Start

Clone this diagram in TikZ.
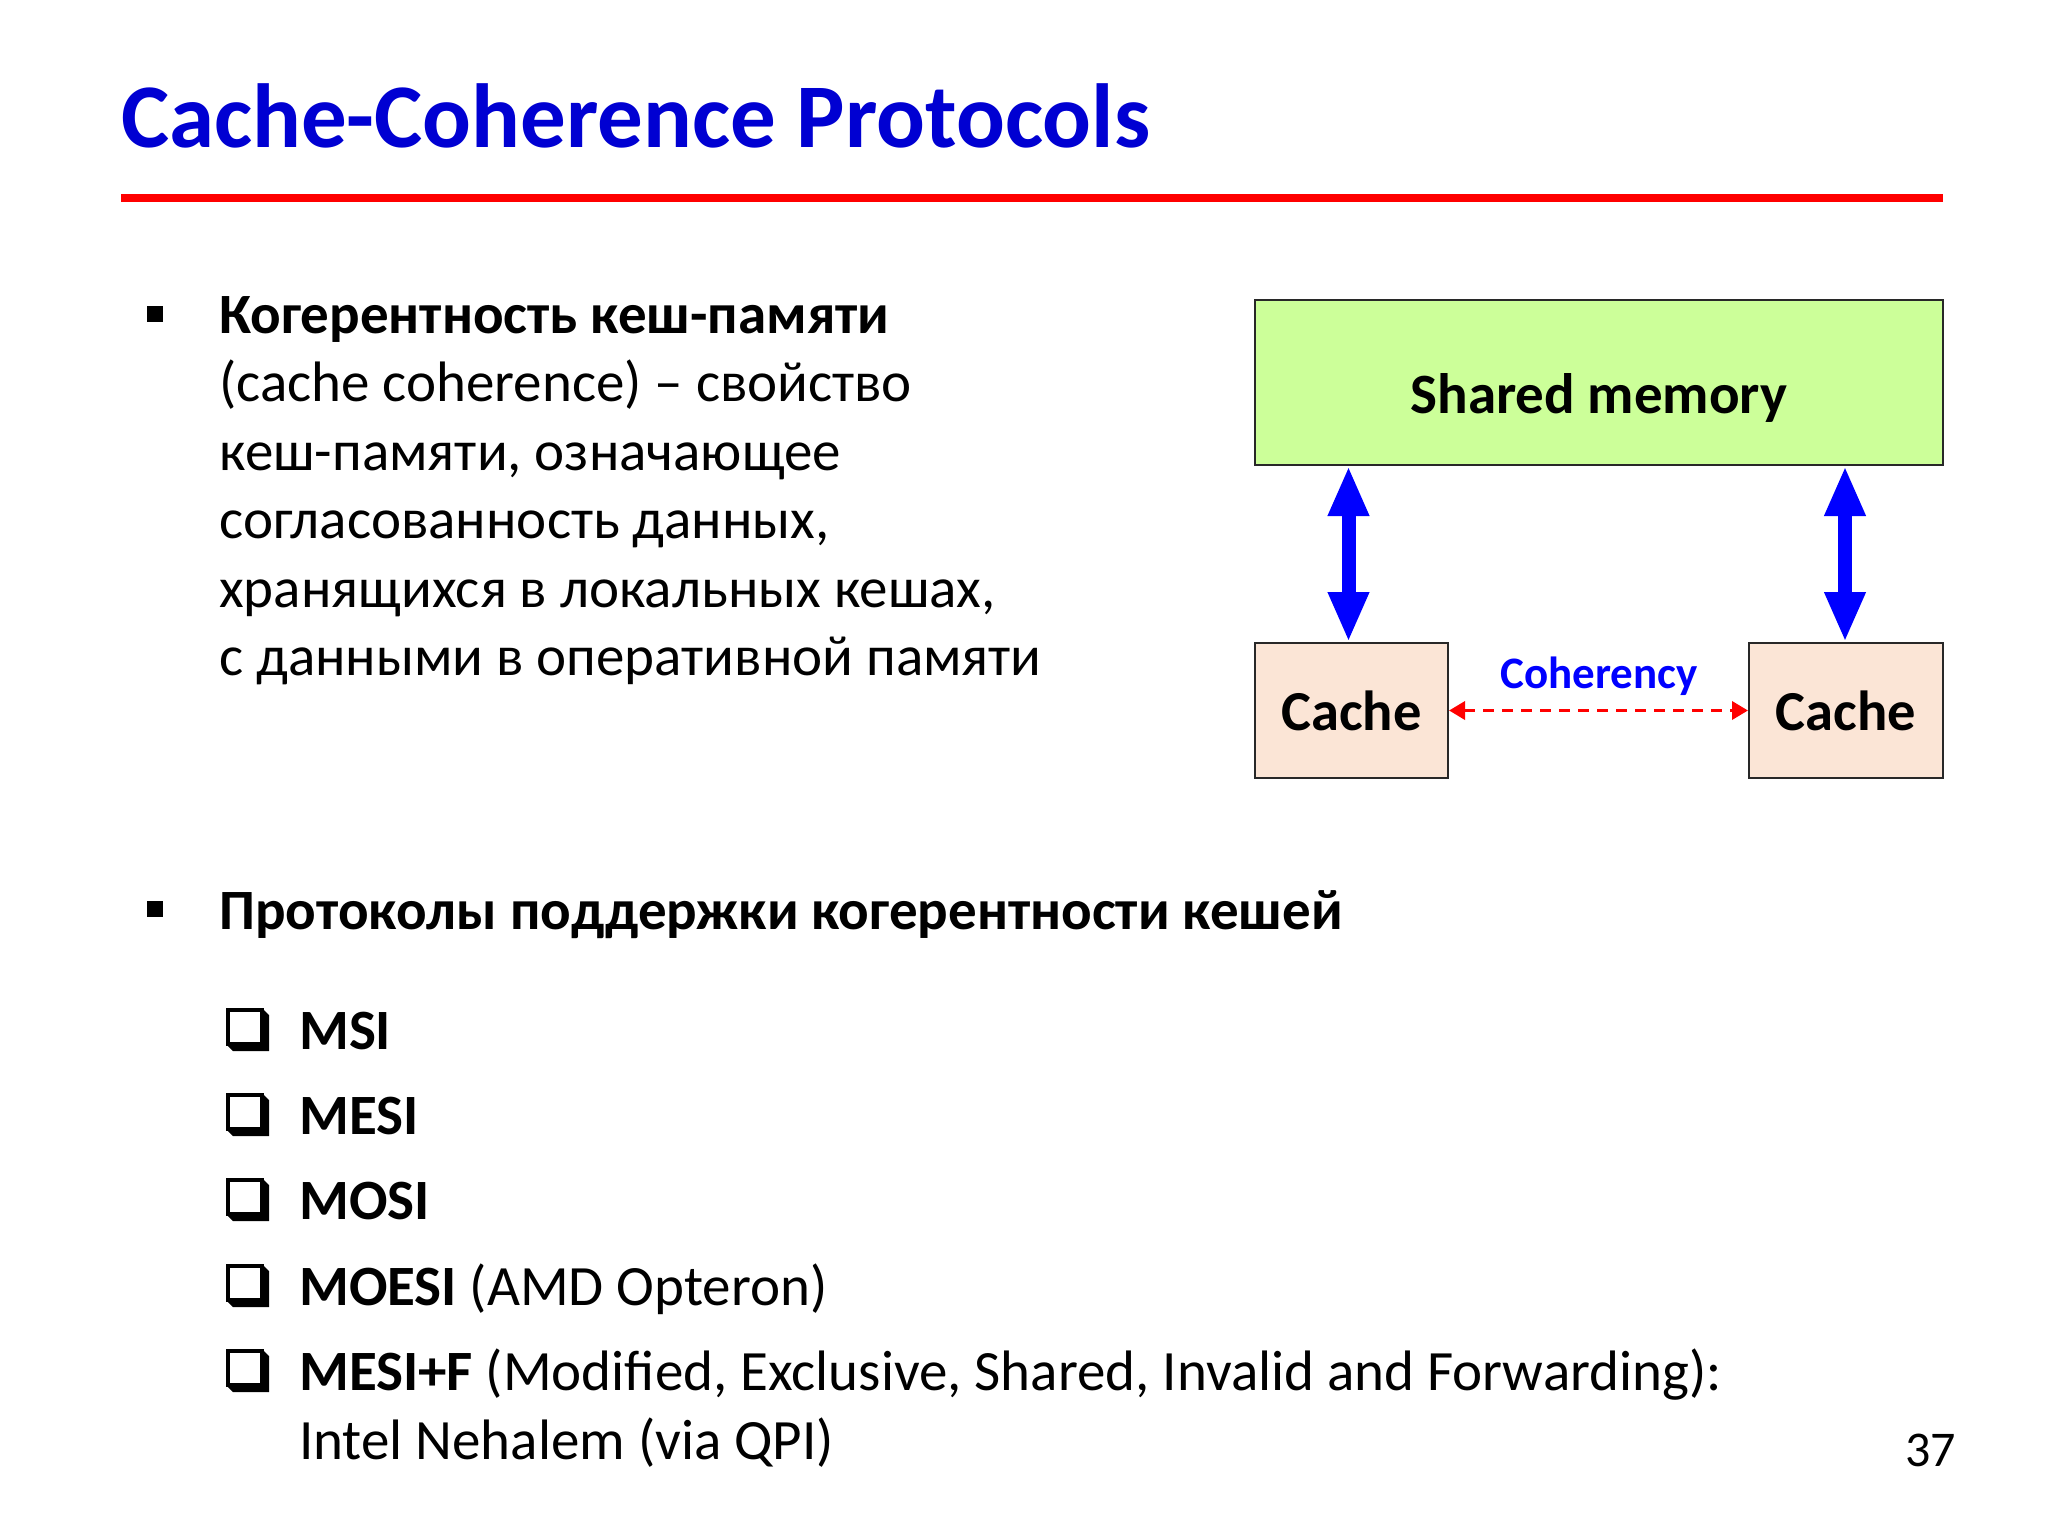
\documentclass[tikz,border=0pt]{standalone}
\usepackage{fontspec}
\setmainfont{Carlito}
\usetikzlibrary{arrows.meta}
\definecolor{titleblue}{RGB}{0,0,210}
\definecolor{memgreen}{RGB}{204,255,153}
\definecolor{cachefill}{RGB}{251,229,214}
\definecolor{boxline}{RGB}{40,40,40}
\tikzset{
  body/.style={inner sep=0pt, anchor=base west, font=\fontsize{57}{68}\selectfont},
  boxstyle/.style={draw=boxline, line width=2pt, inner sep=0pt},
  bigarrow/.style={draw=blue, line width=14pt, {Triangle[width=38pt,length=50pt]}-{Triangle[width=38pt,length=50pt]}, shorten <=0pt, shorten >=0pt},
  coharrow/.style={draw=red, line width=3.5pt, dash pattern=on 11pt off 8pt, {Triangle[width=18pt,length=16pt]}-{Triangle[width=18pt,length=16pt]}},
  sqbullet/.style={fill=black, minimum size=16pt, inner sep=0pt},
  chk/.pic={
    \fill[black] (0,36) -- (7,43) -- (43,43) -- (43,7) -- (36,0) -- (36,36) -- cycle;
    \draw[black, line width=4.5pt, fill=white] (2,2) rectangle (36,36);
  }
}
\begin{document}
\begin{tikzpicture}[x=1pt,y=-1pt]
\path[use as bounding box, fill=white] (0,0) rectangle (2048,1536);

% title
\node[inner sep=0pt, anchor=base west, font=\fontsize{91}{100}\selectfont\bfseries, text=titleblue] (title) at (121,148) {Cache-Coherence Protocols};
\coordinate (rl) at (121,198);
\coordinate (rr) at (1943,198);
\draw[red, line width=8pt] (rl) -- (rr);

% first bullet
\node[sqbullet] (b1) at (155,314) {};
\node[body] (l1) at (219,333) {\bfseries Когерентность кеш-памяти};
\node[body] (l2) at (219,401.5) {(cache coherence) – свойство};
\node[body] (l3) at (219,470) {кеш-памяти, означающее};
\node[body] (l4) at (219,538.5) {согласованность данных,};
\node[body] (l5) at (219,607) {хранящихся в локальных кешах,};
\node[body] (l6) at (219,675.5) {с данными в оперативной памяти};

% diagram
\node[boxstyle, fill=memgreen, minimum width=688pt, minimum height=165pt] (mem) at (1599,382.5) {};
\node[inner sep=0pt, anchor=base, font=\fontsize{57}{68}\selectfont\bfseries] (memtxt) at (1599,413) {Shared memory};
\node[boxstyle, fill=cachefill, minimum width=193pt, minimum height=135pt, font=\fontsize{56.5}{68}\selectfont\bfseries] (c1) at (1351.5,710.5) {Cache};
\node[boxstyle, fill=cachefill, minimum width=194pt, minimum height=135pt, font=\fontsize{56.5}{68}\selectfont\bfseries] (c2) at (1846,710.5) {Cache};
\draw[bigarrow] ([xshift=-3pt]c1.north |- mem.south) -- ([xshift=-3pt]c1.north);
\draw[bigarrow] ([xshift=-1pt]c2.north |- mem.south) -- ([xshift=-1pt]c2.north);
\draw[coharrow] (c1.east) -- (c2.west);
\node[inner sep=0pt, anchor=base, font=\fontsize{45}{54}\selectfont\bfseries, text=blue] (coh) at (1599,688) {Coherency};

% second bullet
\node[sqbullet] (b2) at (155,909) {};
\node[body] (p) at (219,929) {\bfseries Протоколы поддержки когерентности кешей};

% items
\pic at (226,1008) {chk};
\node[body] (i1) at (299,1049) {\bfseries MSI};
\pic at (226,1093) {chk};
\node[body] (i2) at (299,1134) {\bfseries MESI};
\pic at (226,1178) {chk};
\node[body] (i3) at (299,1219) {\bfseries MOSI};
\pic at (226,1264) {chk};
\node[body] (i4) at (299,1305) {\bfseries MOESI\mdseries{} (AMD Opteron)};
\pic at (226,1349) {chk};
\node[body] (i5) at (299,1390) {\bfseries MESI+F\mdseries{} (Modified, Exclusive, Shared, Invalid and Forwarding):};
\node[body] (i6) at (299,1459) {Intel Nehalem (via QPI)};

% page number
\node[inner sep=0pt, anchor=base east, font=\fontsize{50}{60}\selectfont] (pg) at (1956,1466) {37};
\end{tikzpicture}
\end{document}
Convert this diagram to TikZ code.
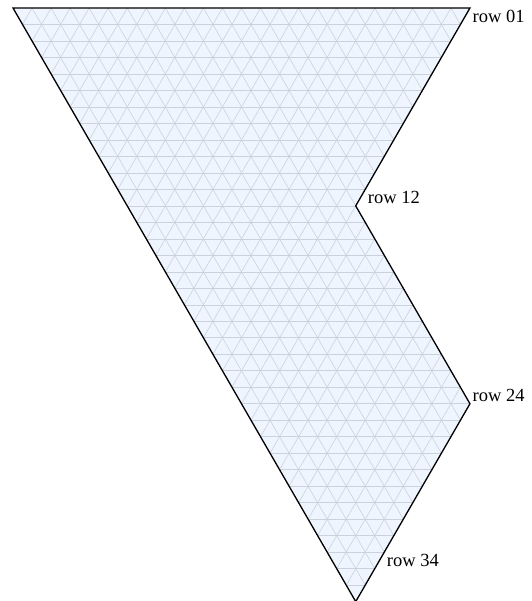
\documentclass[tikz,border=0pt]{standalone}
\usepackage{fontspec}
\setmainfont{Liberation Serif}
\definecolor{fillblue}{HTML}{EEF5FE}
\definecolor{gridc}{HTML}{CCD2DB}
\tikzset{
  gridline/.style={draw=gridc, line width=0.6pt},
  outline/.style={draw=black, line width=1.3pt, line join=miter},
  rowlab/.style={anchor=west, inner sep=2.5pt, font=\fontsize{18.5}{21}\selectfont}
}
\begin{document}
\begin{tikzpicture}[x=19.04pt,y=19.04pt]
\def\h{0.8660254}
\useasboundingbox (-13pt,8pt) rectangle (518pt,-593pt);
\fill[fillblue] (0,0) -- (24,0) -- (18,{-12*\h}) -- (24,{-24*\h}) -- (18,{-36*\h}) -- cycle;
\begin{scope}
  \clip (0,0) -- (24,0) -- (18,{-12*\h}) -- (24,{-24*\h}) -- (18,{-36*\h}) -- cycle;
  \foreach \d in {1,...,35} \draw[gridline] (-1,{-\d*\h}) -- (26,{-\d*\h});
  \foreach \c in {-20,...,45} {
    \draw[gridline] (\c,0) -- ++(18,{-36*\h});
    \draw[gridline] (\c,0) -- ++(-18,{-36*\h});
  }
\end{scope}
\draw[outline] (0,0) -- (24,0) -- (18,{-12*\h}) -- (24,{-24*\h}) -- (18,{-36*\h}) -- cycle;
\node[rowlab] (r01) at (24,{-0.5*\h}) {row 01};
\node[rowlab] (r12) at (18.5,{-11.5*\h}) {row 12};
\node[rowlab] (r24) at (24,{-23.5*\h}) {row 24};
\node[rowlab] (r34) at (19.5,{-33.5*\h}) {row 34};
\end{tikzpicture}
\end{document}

End

### [Instructions to follow]
Leave out the pictures and give the rest of the records again exactly.

### [Task response]
Clone this diagram in TikZ.
\documentclass[tikz,border=0pt]{standalone}
\usepackage{fontspec}
\setmainfont{Carlito}
\usetikzlibrary{arrows.meta}
\definecolor{titleblue}{RGB}{0,0,210}
\definecolor{memgreen}{RGB}{204,255,153}
\definecolor{cachefill}{RGB}{251,229,214}
\definecolor{boxline}{RGB}{40,40,40}
\tikzset{
  body/.style={inner sep=0pt, anchor=base west, font=\fontsize{57}{68}\selectfont},
  boxstyle/.style={draw=boxline, line width=2pt, inner sep=0pt},
  bigarrow/.style={draw=blue, line width=14pt, {Triangle[width=38pt,length=50pt]}-{Triangle[width=38pt,length=50pt]}, shorten <=0pt, shorten >=0pt},
  coharrow/.style={draw=red, line width=3.5pt, dash pattern=on 11pt off 8pt, {Triangle[width=18pt,length=16pt]}-{Triangle[width=18pt,length=16pt]}},
  sqbullet/.style={fill=black, minimum size=16pt, inner sep=0pt},
  chk/.pic={
    \fill[black] (0,36) -- (7,43) -- (43,43) -- (43,7) -- (36,0) -- (36,36) -- cycle;
    \draw[black, line width=4.5pt, fill=white] (2,2) rectangle (36,36);
  }
}
\begin{document}
\begin{tikzpicture}[x=1pt,y=-1pt]
\path[use as bounding box, fill=white] (0,0) rectangle (2048,1536);

% title
\node[inner sep=0pt, anchor=base west, font=\fontsize{91}{100}\selectfont\bfseries, text=titleblue] (title) at (121,148) {Cache-Coherence Protocols};
\coordinate (rl) at (121,198);
\coordinate (rr) at (1943,198);
\draw[red, line width=8pt] (rl) -- (rr);

% first bullet
\node[sqbullet] (b1) at (155,314) {};
\node[body] (l1) at (219,333) {\bfseries Когерентность кеш-памяти};
\node[body] (l2) at (219,401.5) {(cache coherence) – свойство};
\node[body] (l3) at (219,470) {кеш-памяти, означающее};
\node[body] (l4) at (219,538.5) {согласованность данных,};
\node[body] (l5) at (219,607) {хранящихся в локальных кешах,};
\node[body] (l6) at (219,675.5) {с данными в оперативной памяти};

% diagram
\node[boxstyle, fill=memgreen, minimum width=688pt, minimum height=165pt] (mem) at (1599,382.5) {};
\node[inner sep=0pt, anchor=base, font=\fontsize{57}{68}\selectfont\bfseries] (memtxt) at (1599,413) {Shared memory};
\node[boxstyle, fill=cachefill, minimum width=193pt, minimum height=135pt, font=\fontsize{56.5}{68}\selectfont\bfseries] (c1) at (1351.5,710.5) {Cache};
\node[boxstyle, fill=cachefill, minimum width=194pt, minimum height=135pt, font=\fontsize{56.5}{68}\selectfont\bfseries] (c2) at (1846,710.5) {Cache};
\draw[bigarrow] ([xshift=-3pt]c1.north |- mem.south) -- ([xshift=-3pt]c1.north);
\draw[bigarrow] ([xshift=-1pt]c2.north |- mem.south) -- ([xshift=-1pt]c2.north);
\draw[coharrow] (c1.east) -- (c2.west);
\node[inner sep=0pt, anchor=base, font=\fontsize{45}{54}\selectfont\bfseries, text=blue] (coh) at (1599,688) {Coherency};

% second bullet
\node[sqbullet] (b2) at (155,909) {};
\node[body] (p) at (219,929) {\bfseries Протоколы поддержки когерентности кешей};

% items
\pic at (226,1008) {chk};
\node[body] (i1) at (299,1049) {\bfseries MSI};
\pic at (226,1093) {chk};
\node[body] (i2) at (299,1134) {\bfseries MESI};
\pic at (226,1178) {chk};
\node[body] (i3) at (299,1219) {\bfseries MOSI};
\pic at (226,1264) {chk};
\node[body] (i4) at (299,1305) {\bfseries MOESI\mdseries{} (AMD Opteron)};
\pic at (226,1349) {chk};
\node[body] (i5) at (299,1390) {\bfseries MESI+F\mdseries{} (Modified, Exclusive, Shared, Invalid and Forwarding):};
\node[body] (i6) at (299,1459) {Intel Nehalem (via QPI)};

% page number
\node[inner sep=0pt, anchor=base east, font=\fontsize{50}{60}\selectfont] (pg) at (1956,1466) {37};
\end{tikzpicture}
\end{document}
Convert this diagram to TikZ code.
\documentclass[tikz,border=0pt]{standalone}
\usepackage{fontspec}
\setmainfont{Liberation Serif}
\definecolor{fillblue}{HTML}{EEF5FE}
\definecolor{gridc}{HTML}{CCD2DB}
\tikzset{
  gridline/.style={draw=gridc, line width=0.6pt},
  outline/.style={draw=black, line width=1.3pt, line join=miter},
  rowlab/.style={anchor=west, inner sep=2.5pt, font=\fontsize{18.5}{21}\selectfont}
}
\begin{document}
\begin{tikzpicture}[x=19.04pt,y=19.04pt]
\def\h{0.8660254}
\useasboundingbox (-13pt,8pt) rectangle (518pt,-593pt);
\fill[fillblue] (0,0) -- (24,0) -- (18,{-12*\h}) -- (24,{-24*\h}) -- (18,{-36*\h}) -- cycle;
\begin{scope}
  \clip (0,0) -- (24,0) -- (18,{-12*\h}) -- (24,{-24*\h}) -- (18,{-36*\h}) -- cycle;
  \foreach \d in {1,...,35} \draw[gridline] (-1,{-\d*\h}) -- (26,{-\d*\h});
  \foreach \c in {-20,...,45} {
    \draw[gridline] (\c,0) -- ++(18,{-36*\h});
    \draw[gridline] (\c,0) -- ++(-18,{-36*\h});
  }
\end{scope}
\draw[outline] (0,0) -- (24,0) -- (18,{-12*\h}) -- (24,{-24*\h}) -- (18,{-36*\h}) -- cycle;
\node[rowlab] (r01) at (24,{-0.5*\h}) {row 01};
\node[rowlab] (r12) at (18.5,{-11.5*\h}) {row 12};
\node[rowlab] (r24) at (24,{-23.5*\h}) {row 24};
\node[rowlab] (r34) at (19.5,{-33.5*\h}) {row 34};
\end{tikzpicture}
\end{document}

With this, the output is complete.